Mistral Medium 3.5 Lands in Kilo: A Dense 128B Model Built for Agentic Work

Published on 06.05.2026

AI & AGENTS

Mistral Medium 3.5 is Live in Kilo Code

TLDR: Mistral Medium 3.5 is a 128B dense model that merges instruction-following, reasoning, and coding into one set of weights, scores 77.6% on SWE-Bench Verified, and is now available across Kilo's VS Code extension, CLI, and Cloud Agents. It runs on as few as four GPUs with open weights under a modified MIT license.

Summary: Mistral has been quiet for a while, and that silence turned out to be productive. Mistral Medium 3.5 is a serious model, and the decision to merge instruction-following, reasoning, and coding into a single dense architecture rather than a mixture-of-experts approach is an interesting bet. Most of the recent model releases in the 100B+ range have gone MoE because the per-token compute cost is lower. Mistral went the other direction: one dense 128B model that you can actually reason about without needing to understand routing tables.

The 256k context window is the number that jumps out for agentic work. Long-horizon agent tasks fall apart when the model loses the thread, and most models in this class start degrading meaningfully around 64k to 128k tokens. A model that was trained from the ground up for long-context retention and that was specifically designed for multi-tool agentic sessions is a different kind of tool than a chat model with a big context window bolted on afterward.

The SWE-Bench score of 77.6% puts it ahead of Devstral 2 and Qwen3.5 397B A17B. I'd take SWE-Bench numbers with some skepticism, because harness design and prompt engineering matter enormously for those scores, and different labs are not always testing apples-to-apples.
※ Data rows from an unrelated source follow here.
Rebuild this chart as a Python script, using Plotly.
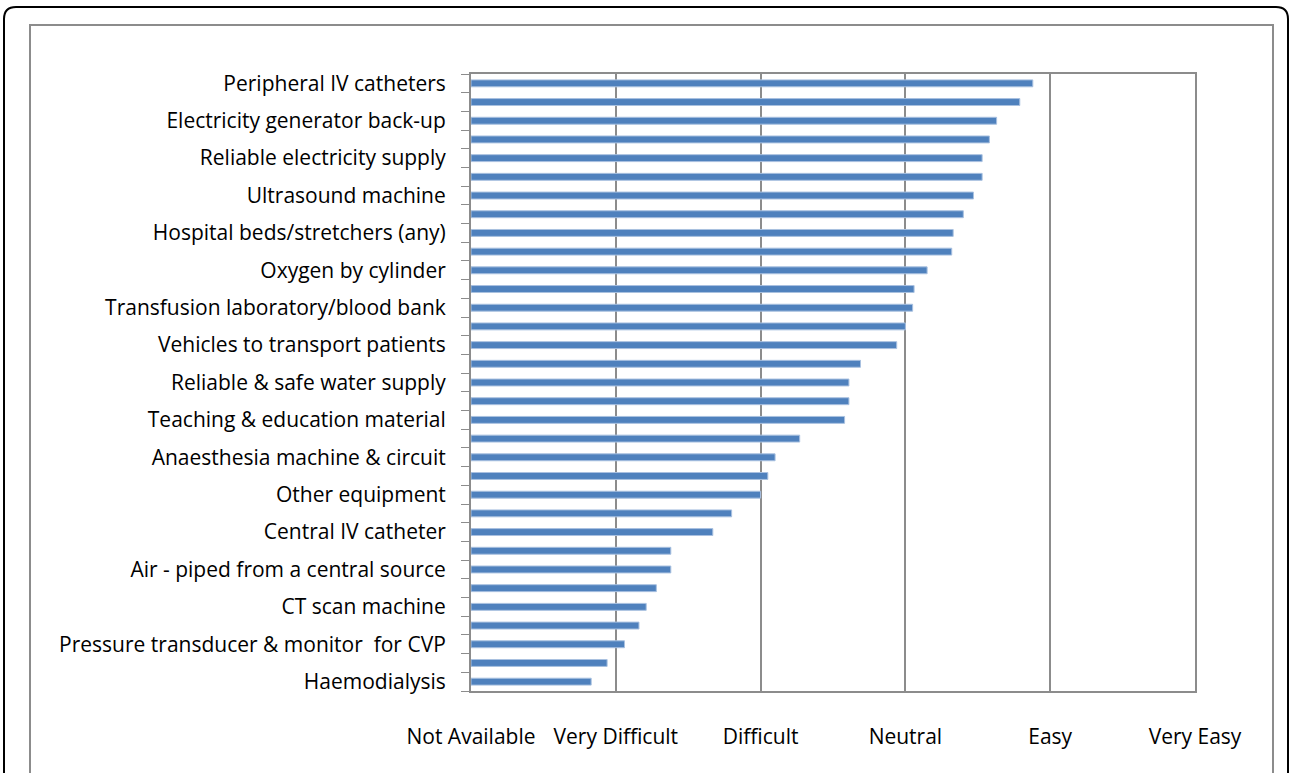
import plotly.graph_objects as go

# ---------------- data ----------------
labels = [
    "Peripheral IV catheters", "",
    "Electricity generator back-up", "",
    "Reliable electricity supply", "",
    "Ultrasound machine", "",
    "Hospital beds/stretchers (any)", "",
    "Oxygen by cylinder", "",
    "Transfusion laboratory/blood bank", "",
    "Vehicles to transport patients", "",
    "Reliable & safe water supply", "",
    "Teaching & education material", "",
    "Anaesthesia machine & circuit", "",
    "Other equipment", "",
    "Central IV catheter", "",
    "Air - piped from a central source", "",
    "CT scan machine", "",
    "Pressure transducer & monitor  for CVP", "",
    "Haemodialysis",
]
values = [
    3.88, 3.79, 3.63, 3.58, 3.53, 3.53, 3.47, 3.40, 3.33, 3.32,
    3.15, 3.06, 3.05, 3.00, 2.94, 2.69, 2.61, 2.61, 2.58, 2.27,
    2.10, 2.05, 2.00, 1.80, 1.67, 1.38, 1.38, 1.28, 1.21, 1.16,
    1.06, 0.94, 0.83,
]
scale_labels = ["Not Available", "Very Difficult", "Difficult", "Neutral", "Easy", "Very Easy"]

# ---------------- layout geometry ----------------
W, H = 1290, 773
PL, PR, PT, PB = 471, 1195, 74, 691  # plot area in pixels


def px(x):
    return (x - PL) / (PR - PL)


def py(y):
    return (PB - y) / (PB - PT)


n = len(values)
ypos = list(range(n))
label_pos = [i for i, t in enumerate(labels) if t]
label_txt = [labels[i] for i in label_pos]

FONT = "'Open Sans', Lato, sans-serif"
FS = 21
GRID = "#8c8c8c"

fig = go.Figure(
    go.Bar(
        x=values,
        y=ypos,
        orientation="h",
        width=0.37,
        marker=dict(color="#4F81BD", line=dict(color="#a9c1e0", width=1)),
        hoverinfo="x",
    )
)

fig.update_xaxes(
    range=[0, 5],
    tickmode="array",
    tickvals=list(range(len(scale_labels))),
    ticktext=scale_labels,
    ticks="",
    ticklabelstandoff=26,
    showgrid=True,
    gridcolor=GRID,
    gridwidth=2,
    showline=True,
    linecolor=GRID,
    linewidth=2,
    mirror=True,
    zeroline=False,
    tickfont=dict(family=FONT, size=FS, color="#000000"),
)

fig.update_yaxes(
    range=[n - 0.5, -0.5],
    tickmode="array",
    tickvals=label_pos,
    ticktext=label_txt,
    ticks="",
    ticklabelstandoff=19,
    showgrid=False,
    showline=True,
    linecolor=GRID,
    linewidth=2,
    mirror=True,
    zeroline=False,
    tickfont=dict(family=FONT, size=FS, color="#000000"),
    minor=dict(
        tickmode="array",
        tickvals=[i - 0.5 for i in range(n + 1)],
        ticks="outside",
        ticklen=8,
        tickwidth=1,
        tickcolor=GRID,
    ),
)

# decorative frames (inner chart-area box and outer rounded panel)
r = 12
outer = (
    f"M {px(4)} {py(820)} L {px(4)} {py(7 + r)} "
    f"Q {px(4)} {py(7)} {px(4 + r)} {py(7)} "
    f"L {px(1288 - r)} {py(7)} "
    f"Q {px(1288)} {py(7)} {px(1288)} {py(7 + r)} "
    f"L {px(1288)} {py(820)}"
)
fig.add_shape(type="path", path=outer, xref="paper", yref="paper",
              line=dict(color="#000000", width=2))
fig.add_shape(type="rect", xref="paper", yref="paper",
              x0=px(30), x1=px(1273), y0=py(820), y1=py(25),
              line=dict(color=GRID, width=2))

fig.update_layout(
    width=W,
    height=H,
    margin=dict(l=PL, r=W - PR, t=PT, b=H - PB, autoexpand=False),
    paper_bgcolor="white",
    plot_bgcolor="white",
    showlegend=False,
    bargap=0.63,
    font=dict(family=FONT, size=FS, color="#000000"),
)

fig.write_html(
    "out.html",
    config={"displayModeBar": False},
    post_script="document.body.style.margin='0';document.body.style.overflow='hidden';",
)
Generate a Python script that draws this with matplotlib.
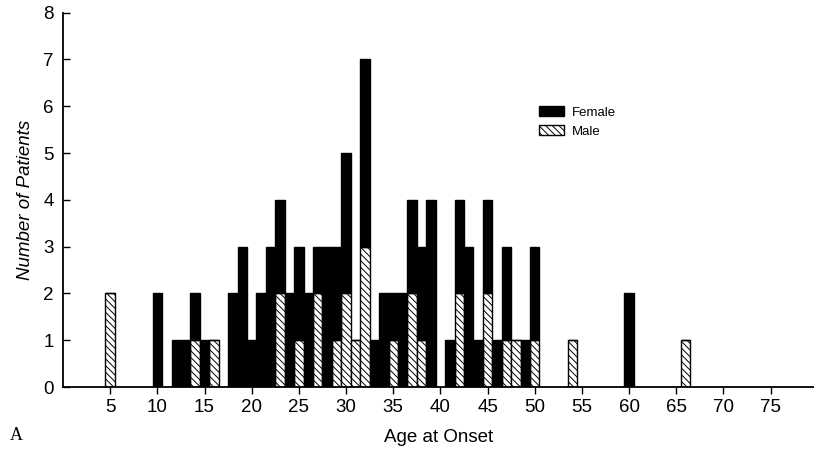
import matplotlib
matplotlib.use("Agg")
import matplotlib.pyplot as plt
from matplotlib import font_manager
from matplotlib.patches import Patch

# patients per age at onset
ages = [5, 10, 12, 13, 14, 15, 16, 18, 19, 20, 21, 22, 23, 24, 25, 26, 27, 28,
        29, 30, 31, 32, 33, 34, 35, 36, 37, 38, 39, 41, 42, 43, 44, 45, 46, 47,
        48, 49, 50, 54, 60, 66]
male = [2, 0, 0, 0, 1, 0, 1, 0, 0, 0, 0, 0, 2, 0, 1, 0, 2, 0,
        1, 2, 1, 3, 0, 0, 1, 0, 2, 1, 0, 0, 2, 0, 0, 2, 0, 1,
        1, 0, 1, 1, 0, 1]
female = [0, 2, 1, 1, 1, 1, 0, 2, 3, 1, 2, 3, 2, 2, 2, 2, 1, 3,
          2, 3, 0, 4, 1, 2, 1, 2, 2, 2, 4, 1, 2, 3, 1, 2, 1, 2,
          0, 1, 2, 0, 2, 0]
xticks = list(range(5, 80, 5))
yticks = list(range(0, 9))

names = {f.name for f in font_manager.fontManager.ttflist}
sans = 'Liberation Sans Narrow' if 'Liberation Sans Narrow' in names else 'Liberation Sans'
plt.rcParams['font.family'] = sans
plt.rcParams['hatch.linewidth'] = 0.7

fig = plt.figure(figsize=(8.14, 4.5), dpi=100)
ax = fig.add_axes([0.078, 0.14, 0.922, 0.832])

ax.bar(ages, male, width=1.0, color='white', edgecolor='black',
       linewidth=1.0, hatch='\\\\\\\\\\')
ax.bar(ages, female, width=1.0, bottom=male, color='black',
       edgecolor='black', linewidth=1.0)

ax.set_xlim(0.05, 79.6)
ax.set_ylim(0, 8)
ax.set_xticks(xticks)
ax.set_yticks(yticks)
ax.tick_params(axis='x', direction='out', length=5, width=1, labelsize=13.5, pad=4)
ax.tick_params(axis='y', direction='in', length=5, width=1, labelsize=13.5, pad=7)
for side in ('top', 'right'):
    ax.spines[side].set_visible(False)
for side in ('left', 'bottom'):
    ax.spines[side].set_linewidth(1.3)

ax.set_xlabel('Age at Onset', fontsize=13.5, labelpad=9)
ax.set_ylabel('Number of Patients', fontsize=13.5, style='italic', labelpad=7,
              family='Liberation Sans')

handles = [Patch(facecolor='black', edgecolor='black', label='Female'),
           Patch(facecolor='white', edgecolor='black', hatch='\\\\\\\\\\', label='Male')]
ax.legend(handles=handles, frameon=False, loc='upper left',
          bbox_to_anchor=(0.618, 0.782), handlelength=1.9,
          handleheight=0.8, handletextpad=0.6, labelspacing=0.5,
          prop={'family': 'Liberation Sans', 'size': 9.5})

fig.text(0.012, 0.022, 'A', family='Liberation Serif', fontsize=13)

fig.savefig('out.png', dpi=100)
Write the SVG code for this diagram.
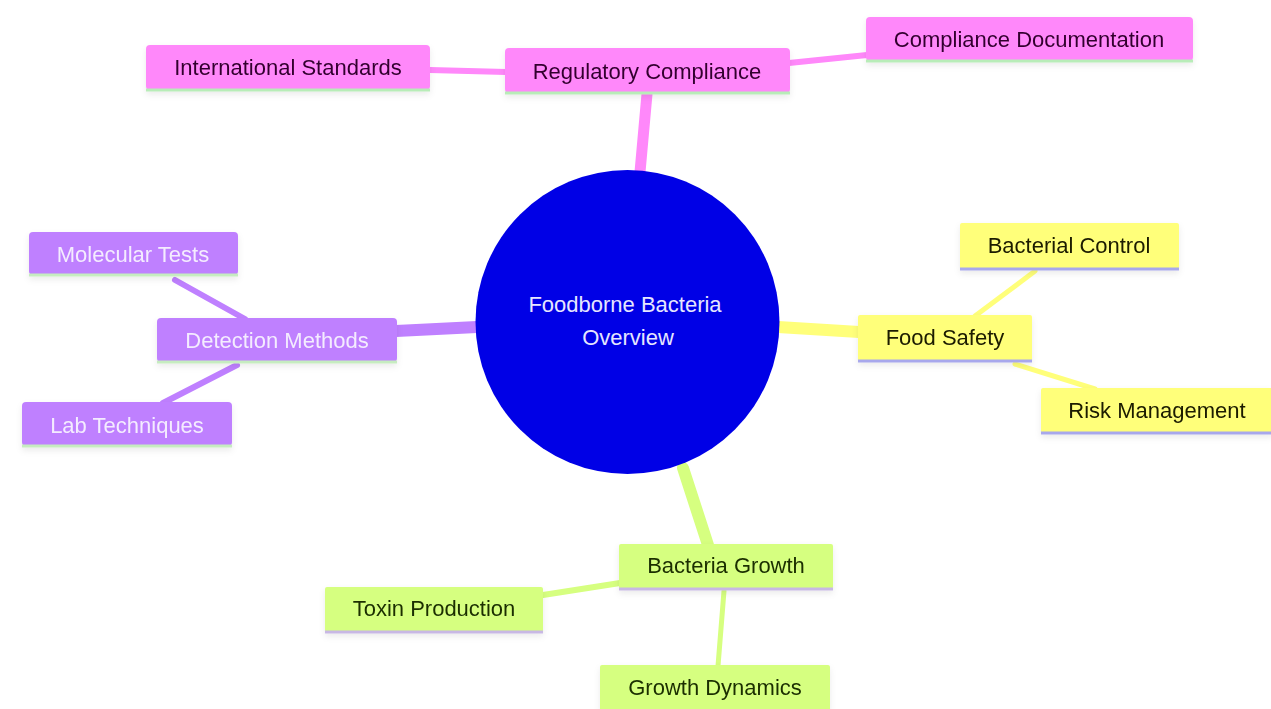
<svg xmlns="http://www.w3.org/2000/svg" width="1271" height="709" viewBox="0 0 1271 709">
<defs>
<filter id="sh" x="-10%" y="-20%" width="120%" height="160%">
<feDropShadow dx="0" dy="3" stdDeviation="3" flood-color="#000" flood-opacity="0.08"/>
</filter>
</defs>
<style>
text{font-family:"Liberation Sans",Arial,sans-serif;font-size:22px;text-anchor:middle;dominant-baseline:central}
.pk rect{fill:#ff88fa}.pk text{fill:#33002f}.pk line{stroke:#b8ecb8}
.pu rect{fill:#bf80ff}.pu text{fill:#f4ecff}.pu line{stroke:#c6ecc0}
.ye rect{fill:#ffff7a}.ye text{fill:#1a1a00}.ye line{stroke:#a8a8ec}
.gr rect{fill:#d6ff80}.gr text{fill:#1a2e00}.gr line{stroke:#c8b8e4}
.node line{stroke-width:3}
.e{fill:none;stroke-linecap:round}
</style>
<rect width="1271" height="709" fill="#fff"/>
<g id="connectors">
<line class="e" x1="640" y1="172" x2="647" y2="94" stroke="#ff88fa" stroke-width="11"/>
<line class="e" x1="430" y1="70" x2="506" y2="72" stroke="#ff88fa" stroke-width="6"/>
<line class="e" x1="789" y1="63" x2="867" y2="55" stroke="#ff88fa" stroke-width="6"/>
<line class="e" x1="477" y1="327" x2="396" y2="331" stroke="#bf80ff" stroke-width="12"/>
<line class="e" x1="175" y1="280" x2="245" y2="319" stroke="#bf80ff" stroke-width="6"/>
<line class="e" x1="163" y1="403" x2="237" y2="365" stroke="#bf80ff" stroke-width="6"/>
<line class="e" x1="778" y1="327" x2="859" y2="332" stroke="#ffff7a" stroke-width="12"/>
<line class="e" x1="975" y1="316" x2="1035" y2="271" stroke="#ffff7a" stroke-width="5"/>
<line class="e" x1="1015" y1="364" x2="1095" y2="389" stroke="#ffff7a" stroke-width="5"/>
<line class="e" x1="683" y1="468" x2="708" y2="545" stroke="#d6ff80" stroke-width="12"/>
<line class="e" x1="543" y1="595" x2="620" y2="583" stroke="#d6ff80" stroke-width="6"/>
<line class="e" x1="724" y1="591" x2="718" y2="666" stroke="#d6ff80" stroke-width="5"/>
</g>
<g id="root">
<circle cx="627.5" cy="322" r="152" fill="#0000e6"/>
<text x="625" y="304" fill="#e6e6ff">Foodborne Bacteria</text>
<text x="628" y="337" fill="#e6e6ff">Overview</text>
</g>
<g id="n-regulatory" class="node pk" filter="url(#sh)">
<rect x="505" y="48" width="285" height="45" rx="4"/>
<line x1="505" y1="93" x2="790" y2="93"/>
<text x="647" y="71">Regulatory Compliance</text>
</g>
<g id="n-international" class="node pk" filter="url(#sh)">
<rect x="146" y="45" width="284" height="45" rx="4"/>
<line x1="146" y1="90" x2="430" y2="90"/>
<text x="288" y="67">International Standards</text>
</g>
<g id="n-compdoc" class="node pk" filter="url(#sh)">
<rect x="866" y="17" width="327" height="44" rx="4"/>
<line x1="866" y1="61" x2="1193" y2="61"/>
<text x="1029" y="39">Compliance Documentation</text>
</g>
<g id="n-detection" class="node pu" filter="url(#sh)">
<rect x="157" y="318" width="240" height="44" rx="4"/>
<line x1="157" y1="362" x2="397" y2="362"/>
<text x="277" y="340">Detection Methods</text>
</g>
<g id="n-molecular" class="node pu" filter="url(#sh)">
<rect x="29" y="232" width="209" height="43" rx="4"/>
<line x1="29" y1="275" x2="238" y2="275"/>
<text x="133" y="254">Molecular Tests</text>
</g>
<g id="n-lab" class="node pu" filter="url(#sh)">
<rect x="22" y="402" width="210" height="44" rx="4"/>
<line x1="22" y1="446" x2="232" y2="446"/>
<text x="127" y="425">Lab Techniques</text>
</g>
<g id="n-foodsafety" class="node ye" filter="url(#sh)">
<rect x="858" y="315" width="174" height="46" rx="2"/>
<line x1="858" y1="361" x2="1032" y2="361"/>
<text x="945" y="337">Food Safety</text>
</g>
<g id="n-bactcontrol" class="node ye" filter="url(#sh)">
<rect x="960" y="223" width="219" height="46" rx="2"/>
<line x1="960" y1="269" x2="1179" y2="269"/>
<text x="1069" y="245">Bacterial Control</text>
</g>
<g id="n-risk" class="node ye" filter="url(#sh)">
<rect x="1041" y="388" width="232" height="45" rx="2"/>
<line x1="1041" y1="433" x2="1273" y2="433"/>
<text x="1157" y="410">Risk Management</text>
</g>
<g id="n-growth" class="node gr" filter="url(#sh)">
<rect x="619" y="544" width="214" height="45" rx="2"/>
<line x1="619" y1="589" x2="833" y2="589"/>
<text x="726" y="565">Bacteria Growth</text>
</g>
<g id="n-toxin" class="node gr" filter="url(#sh)">
<rect x="325" y="587" width="218" height="45" rx="2"/>
<line x1="325" y1="632" x2="543" y2="632"/>
<text x="434" y="608">Toxin Production</text>
</g>
<g id="n-dynamics" class="node gr" filter="url(#sh)">
<rect x="600" y="665" width="230" height="48" rx="2"/>
<text x="715" y="687">Growth Dynamics</text>
</g>
</svg>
But the relative positioning against models significantly larger by parameter count is worth noting, especially combined with the self-hosting story. Running a frontier-class coding model on four GPUs is a meaningfully different infrastructure requirement than the ten or twenty you'd need for comparable alternatives.

The pricing is competitive. At $1.50 per million input tokens and $7.50 per million output, it's priced below Claude Sonnet and GPT-4o while claiming comparable agentic performance. For async agent runs where you're accumulating hundreds of thousands of tokens per session, the blended cost matters a lot. Kilo's framing around the Kilo Pass discount is sales language, but the base API pricing is genuinely not bad for a model at this capability level.

What's missing from this announcement is any independent evaluation of the model's behavior on Kilo-specific workflows. The SWE-Bench score comes from Mistral, and the framing around "built from the ground up for agentic work" is exactly what every model announcement says now. I'd want to see how it performs on multi-turn agent sessions with real tool call sequences before drawing firm conclusions.

Key takeaways:

  • 128B dense model with 256k context, combining instruction-following, reasoning, and coding in one set of weights
  • 77.6% SWE-Bench Verified, ahead of Devstral 2 and larger MoE alternatives
  • Self-hostable on four GPUs with open weights under a modified MIT license
  • Available across Kilo's VS Code extension, CLI, Cloud Agents, and KiloClaw at $1.50/$7.50 per million input/output tokens

Why do I care: A dense 128B model at these specs that you can self-host and that's designed for async multi-tool work is the profile I want for serious agent infrastructure. The open weights are genuinely important: when an agent is running production-level tasks, I want the option to host the model myself and not be dependent on a provider's uptime or pricing changes. Whether the real-world agentic performance matches the benchmark positioning is still an open question, but the architecture choices are the right ones.